CUARTO DOMINGO DESPUÉS DE PASCUA
CRISTO,
AUSENTÁNDOSE, NOS ENVÍA AL ESPÍRITU SANTO
El grano, para germinar y
dar su espiga tiene que morir en el surco. Cristo, que es el autor de esta
comparación, la explicó con su ejemplo: murió como un grano de trigo, y la
Redención operada con su sangre fue tan copiosa, que con ella pueden salvarse
todos los hombres; y aún más, enviándonos después el Espíritu Santo, aseguró y
perfeccionó la obra de la Redención por la santificación personal de cada uno.
Después de la cruz viene la luz.
¡Qué tardos somos para creer esta
doctrina del dolor, causa de nuestra alegría y perfección espiritual!
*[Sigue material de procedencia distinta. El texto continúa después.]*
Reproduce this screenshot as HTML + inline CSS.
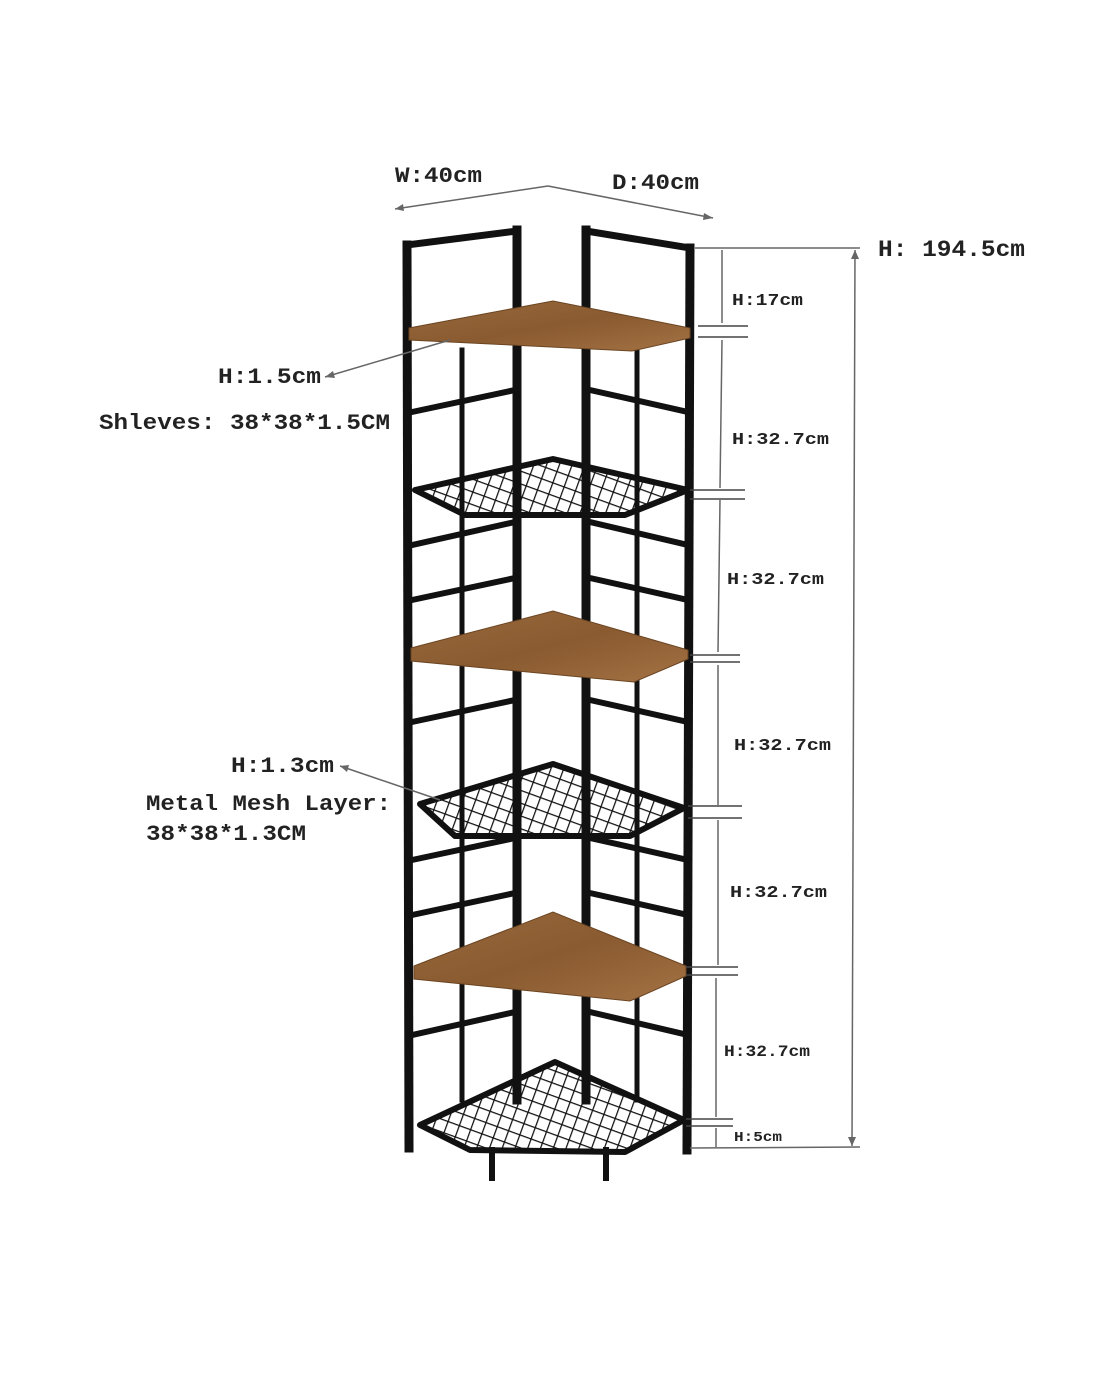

Apenas
vemos sobre nosotros cernerse la tribulación, nos sentimos ya como aplastados
bajo ella. ¿Por qué somos tan tímidos? Porque tenemos poca fe. ¡Cuántas veces
nuestra vida espiritual, nuestra oración se convierte en un desierto árido, en
que Cristo se nos figura como peña dura y sin agua, y nosotros vamos a él y le
pedimos una y muchas veces que se hienda y derrame sobre nosotros el agua de
sus consuelos!... Cualquier demora nos coleriza, nos exaspera, nos abate. Pero
¿no sabemos que tienen que cumplirse todas las Escrituras? ¿Qué la Redención,
no sólo de todo el mundo, sino de cada alma en particular se realiza por la
cruz, por el dolor?
¡Qué pena! En
nuestra oración apenas si se trata de otra cosa que de recibir consuelos o
vernos en la cómoda posesión de las virtudes. Hacemos como los Apóstoles, que antes
de la Pasión y poco después de ella se preguntaban impacientes y repetidas
veces si había llegado ya el tiempo de reinar apaciblemente con Cristo. No; la
vida espiritual, la oración, que es un compendio de toda la vida espiritual, es
para negarnos a nosotros mismos. Pero ¡cuántas veces después de aquella noche y
muerte espiritual viene la vida! ¡Cuán cerca está la consolación del Espíritu
Santo de las arideces llevadas con paciencia! “Si no me voy, no vendrá a
vosotros el Consolador (Juan 16, 7).”